Macau is an important component to the success of Wynn Resorts. The casino operator’s activity in the gambling city account for almost two-thirds of its revenue, so Wynn has decided that it should capitalize on the success. It’s preparing to spend $2 billion on a new venue, the Crystal Pavilion, but some industry analysts aren’t convinced the numbers reflect the property’s potential and could be “a bit aggressive.”
The venue will be located near the company’s Wynn Palace and will become a “must-see” destination according to Wynn. Construction is expected to get underway in 2021 and be completed in 2024, with the property contributing as much as a 20% return on investment.
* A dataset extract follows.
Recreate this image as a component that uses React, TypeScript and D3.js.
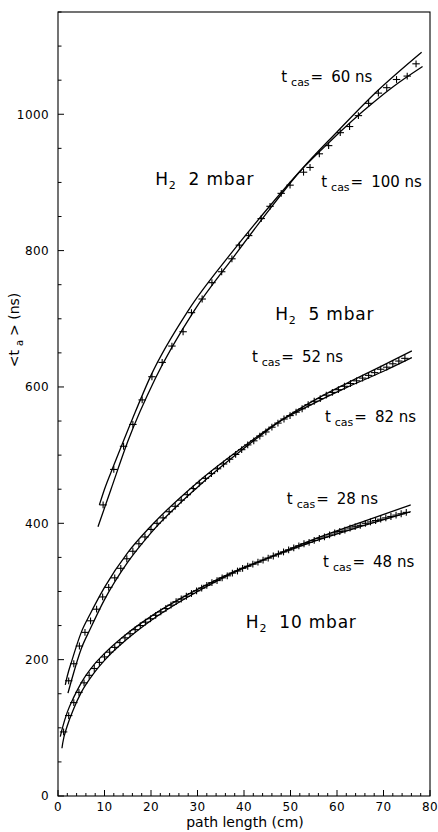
import React from 'react';
import * as d3 from 'd3';

// ---------- data ----------
// H2 2 mbar: measured points and fits
const x2mbar = [9.7, 12.0, 14.1, 16.1, 18.1, 20.2, 22.4, 24.5, 26.9, 28.7, 31.0, 33.1, 35.2, 37.4, 39.0, 41.0, 43.7, 45.6, 48.0, 49.9, 52.8, 54.2, 56.2, 58.2, 60.7, 62.7, 64.6, 66.8, 68.9, 70.7, 72.8, 75.1, 77.0];
const y2mbar = [427, 479, 513, 545, 581, 615, 636, 660, 681, 709, 729, 753, 769, 788, 808, 822, 847, 865, 884, 896, 915, 922, 942, 954, 973, 982, 998, 1016, 1031, 1039, 1051, 1056, 1074];
const fit2mbar60X = [8.6, 11.4, 15, 20.9, 29.3, 37.9, 45, 52, 60, 68.5, 78.2];
const fit2mbar60Y = [395, 450, 520, 612, 712, 792, 856, 916, 974, 1033, 1091];
const fit2mbar100X = [8.9, 10, 12, 16, 20, 28, 37, 45, 52, 58.5, 65.7, 72, 78.4];
const fit2mbar100Y = [427, 450, 485, 553, 617, 712, 794, 861, 916, 960, 1005, 1040, 1070];

// H2 5 mbar
const x5mbar = [2.3, 3.4, 4.6, 5.8, 7.0, 8.3, 9.6, 10.9, 12.2, 13.5, 14.8, 16.1, 17.4, 18.7, 20.0, 21.3, 22.6, 23.9, 25.2, 26.5, 27.8, 29.1, 30.4, 31.7, 33.0, 34.3, 35.6, 36.9, 38.2, 39.5, 40.8, 42.1, 43.4, 44.7, 46.0, 47.3, 48.6, 49.9, 51.2, 52.5, 53.8, 55.1, 56.4, 57.7, 59.0, 60.3, 61.6, 62.9, 64.2, 65.5, 66.8, 68.1, 69.4, 70.7, 72.0, 73.3, 74.6];
const y5mbar = [169, 194, 220, 240, 257, 274, 292, 306, 320, 334, 348, 359, 370, 380, 391, 400, 408, 417, 425, 434, 442, 451, 459, 466, 473, 480, 487, 494, 501, 508, 515, 521, 528, 534, 541, 547, 553, 558, 563, 568, 574, 579, 583, 588, 592, 596, 601, 605, 609, 613, 617, 621, 626, 629, 634, 638, 642];
const fit5mbar82X = [1.57, 2, 3, 5, 7, 10, 15, 20, 30, 40, 48, 55, 62, 70, 76.1];
const fit5mbar82Y = [163, 176, 199, 240, 268, 306, 357, 396, 460, 513, 551, 576, 599, 623, 643];
const fit5mbar52X = [2.15, 3, 5, 7, 10, 15, 20, 30, 40, 48, 55, 62, 70, 76.1];
const fit5mbar52Y = [151, 172, 216, 246, 288, 343, 386, 453, 510, 551, 580, 605, 632, 653];

// H2 10 mbar
const x10mbar = [1.2, 2.3, 3.4, 4.5, 5.6, 6.7, 7.8, 8.9, 10, 11.1, 12.2, 13.3, 14.4, 15.5, 16.6, 17.7, 18.8, 19.9, 21, 22.1, 23.2, 24.3, 25.4, 26.5, 27.6, 28.7, 29.8, 30.9, 32, 33.1, 34.2, 35.3, 36.4, 37.5, 38.6, 39.7, 40.8, 41.9, 43, 44.1, 45.2, 46.3, 47.4, 48.5, 49.6, 50.7, 51.8, 52.9, 54, 55.1, 56.2, 57.3, 58.4, 59.5, 60.6, 61.7, 62.8, 63.9, 65, 66.1, 67.2, 68.3, 69.4, 70.5, 71.6, 72.7, 73.8, 74.9];
const y10mbar = [94, 118, 137, 152, 166, 177, 187, 196, 204, 211, 218, 225, 232, 238, 244, 250, 255, 260, 265, 270, 275, 280, 285, 289, 293, 297, 301, 305, 309, 313, 316, 320, 323, 327, 330, 334, 337, 340, 343, 346, 349, 352, 355, 358, 361, 364, 367, 370, 372, 375, 378, 380, 383, 386, 388, 390, 393, 395, 397, 400, 402, 404, 406, 408, 410, 412, 414, 416];
const fit10mbar48X = [0.49, 1, 2, 3.4, 5, 7.8, 10, 15, 20, 30, 40, 45, 55, 65, 75.85];
const fit10mbar48Y = [87, 101, 123, 145, 166, 193, 209, 239, 263.5, 303, 335.5, 348.5, 373.5, 395, 417];
const fit10mbar28X = [0.85, 1, 2, 3.4, 5, 7.8, 10, 15, 20, 30, 40, 45, 55, 65, 75.85];
const fit10mbar28Y = [70, 77, 103, 128.5, 152, 181, 199, 231, 257.5, 300, 334.5, 348.5, 376.5, 401, 427];

// error half-widths (cm, ns)
const xErr = 0.8;
const yErr = 5;

// axes
const xDomain = [0, 80];
const yDomain = [0, 1150];
const xTickLabels = [0, 10, 20, 30, 40, 50, 60, 70, 80];
const xMinorTicks = d3.range(0, 81, 2);
const yTickLabels = [0, 200, 400, 600, 800, 1000];
const yMinorTicks = d3.range(0, 1151, 50);

// annotations (text, data x, data y)
const pressureLabels = [
  { p: '2 mbar', x: 20.9, y: 896 },
  { p: '5 mbar', x: 46.7, y: 698 },
  { p: '10 mbar', x: 40.4, y: 246 },
];
const tcasLabels = [
  { v: '60', x: 48.0, y: 1048 },
  { v: '100', x: 56.6, y: 893 },
  { v: '52', x: 41.7, y: 637 },
  { v: '82', x: 57.4, y: 548 },
  { v: '28', x: 49.2, y: 428 },
  { v: '48', x: 57.0, y: 336 },
];

const FONT = "'DejaVu Sans', 'Liberation Sans', sans-serif";

export default function App() {
  const x = d3.scaleLinear().domain(xDomain).range([58, 430]);
  const y = d3.scaleLinear().domain(yDomain).range([796, 12]);

  const line = d3
    .line<[number, number]>()
    .x((d) => x(d[0]))
    .y((d) => y(d[1]))
    .curve(d3.curveMonotoneX);

  const fits: [number[], number[]][] = [
    [fit2mbar60X, fit2mbar60Y],
    [fit2mbar100X, fit2mbar100Y],
    [fit5mbar82X, fit5mbar82Y],
    [fit5mbar52X, fit5mbar52Y],
    [fit10mbar48X, fit10mbar48Y],
    [fit10mbar28X, fit10mbar28Y],
  ];
  const series: [number[], number[]][] = [
    [x2mbar, y2mbar],
    [x5mbar, y5mbar],
    [x10mbar, y10mbar],
  ];

  return (
    <svg
      width={438}
      height={832}
      style={{ position: 'absolute', left: 0, top: 0, background: '#fff' }}
      fontFamily={FONT}
    >
      <rect x={0} y={0} width={438} height={832} fill="#fff" />
      {/* frame */}
      <rect x={58} y={12} width={372} height={784} fill="none" stroke="#000" strokeWidth={1.1} />

      {/* x ticks */}
      {xMinorTicks.map((t) => (
        <line key={'xm' + t} x1={x(t)} x2={x(t)} y1={796} y2={796 - (t % 10 === 0 ? 6 : 3)} stroke="#000" strokeWidth={1} />
      ))}
      {xTickLabels.map((t) => (
        <text key={'xl' + t} x={x(t)} y={811} fontSize={12} textAnchor="middle" letterSpacing={0.4}>
          {t}
        </text>
      ))}
      {/* y ticks */}
      {yMinorTicks.map((t) => (
        <line key={'ym' + t} x1={58} x2={58 + (t % 200 === 0 ? 6 : 3.5)} y1={y(t)} y2={y(t)} stroke="#000" strokeWidth={1} />
      ))}
      {yTickLabels.map((t) => (
        <text key={'yl' + t} x={49} y={y(t)} dy="0.36em" fontSize={12} textAnchor="end" letterSpacing={0.4}>
          {t}
        </text>
      ))}

      {/* axis titles */}
      <text x={245} y={827} fontSize={14} textAnchor="middle">
        path length (cm)
      </text>
      <text transform="translate(19,330) rotate(-90)" fontSize={14} textAnchor="middle">
        {'<t'}
        <tspan dx={4} dy={4} fontSize={10}>a</tspan>
        <tspan dx={4} dy={-4}>{'> (ns)'}</tspan>
      </text>

      {/* fits */}
      {fits.map(([xs, ys], i) => (
        <path
          key={'f' + i}
          d={line(d3.zip(xs, ys) as [number, number][]) || ''}
          fill="none"
          stroke="#000"
          strokeWidth={1.3}
        />
      ))}

      {/* data points with error bars */}
      {series.map(([xs, ys], si) =>
        d3.zip(xs, ys).map(([xv, yv], i) => (
          <g key={`p${si}-${i}`} stroke="#000" strokeWidth={1.1}>
            <line x1={x(xv - xErr)} x2={x(xv + xErr)} y1={y(yv)} y2={y(yv)} />
            <line x1={x(xv)} x2={x(xv)} y1={y(yv - yErr)} y2={y(yv + yErr)} />
          </g>
        ))
      )}

      {/* annotations */}
      {pressureLabels.map((l) => (
        <text key={l.p} x={x(l.x)} y={y(l.y)} fontSize={17} letterSpacing={0.8}>
          H
          <tspan dy={4} fontSize={11}>2</tspan>
          <tspan dx={12} dy={-4}>{l.p}</tspan>
        </text>
      ))}
      {tcasLabels.map((l) => (
        <text key={l.v} x={x(l.x)} y={y(l.y)} fontSize={15}>
          t
          <tspan dx={4} dy={4} fontSize={11}>cas</tspan>
          <tspan dx={1} dy={-4}>=</tspan>
          <tspan dx={8}>{l.v + ' ns'}</tspan>
        </text>
      ))}
    </svg>
  );
}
A presentation given to analysts and investors this past Wednesday said that Crystal Pavilion will feature “an innovative architectural design with an all-glass structure; two phased hotel towers with a total of (approximately) 1,300 rooms and suite and one-of-a-kind public entertainment attractions.”
In an article by Bloomberg, the facility will offer two hotel towers, a performance space, interactive sculptures and gardens—no casino. It’s essentially a mammoth art museum and theater and the 20% expectation might be a little lofty.
Analysts with JPMorgan agree. DS Kim, Jeremy An and Christine Wage explain, “Target return on investment is 15 to 20 percent, implying incremental EBITDA [earnings before interest, taxation, depreciation and amortization] of U.S. $300 million to U.S. $400 million from phase one,” adding that this would mean a “35-percent to 47-percent boost” in the trailing 12-month EBITDA at Wynn Palace, “which seems a bit aggressive for primarily non-gaming expansion.”
There are also concerns that Wynn might be getting itself involved in too many projects at the same time. It just opened Encore Boston Harbor in Massachusetts and wants a gaming license in Japan. If it were to be selected to participate in a Japanese integrated resort (IR) project, construction would most likely need to begin within a year or two, and taking on another massive endeavor could create issues with money flow.
Analysts with Nomura said in a note this past Wednesday, “Wynn’s ‘discretionary free cash flow’ target of U.S. $1.68 billion, or U.S. $16 per share, in 2021 is a consolidated number,” adding, “Adjusting for non-controlling interests in Macau, we estimate Wynn’s ‘true’ free cash flow per share target in 2021 is closer to U.S. $11.40 per share.”
Anything is possible. Wynn still has to prove itself after the Steve Wynn debacle and will come up for a renewal of its Macau concession in 2022. Japan has yet to determine who will be building resorts in the country and there are a lot of companies ready to submit bids. A lot can happen in a very short time.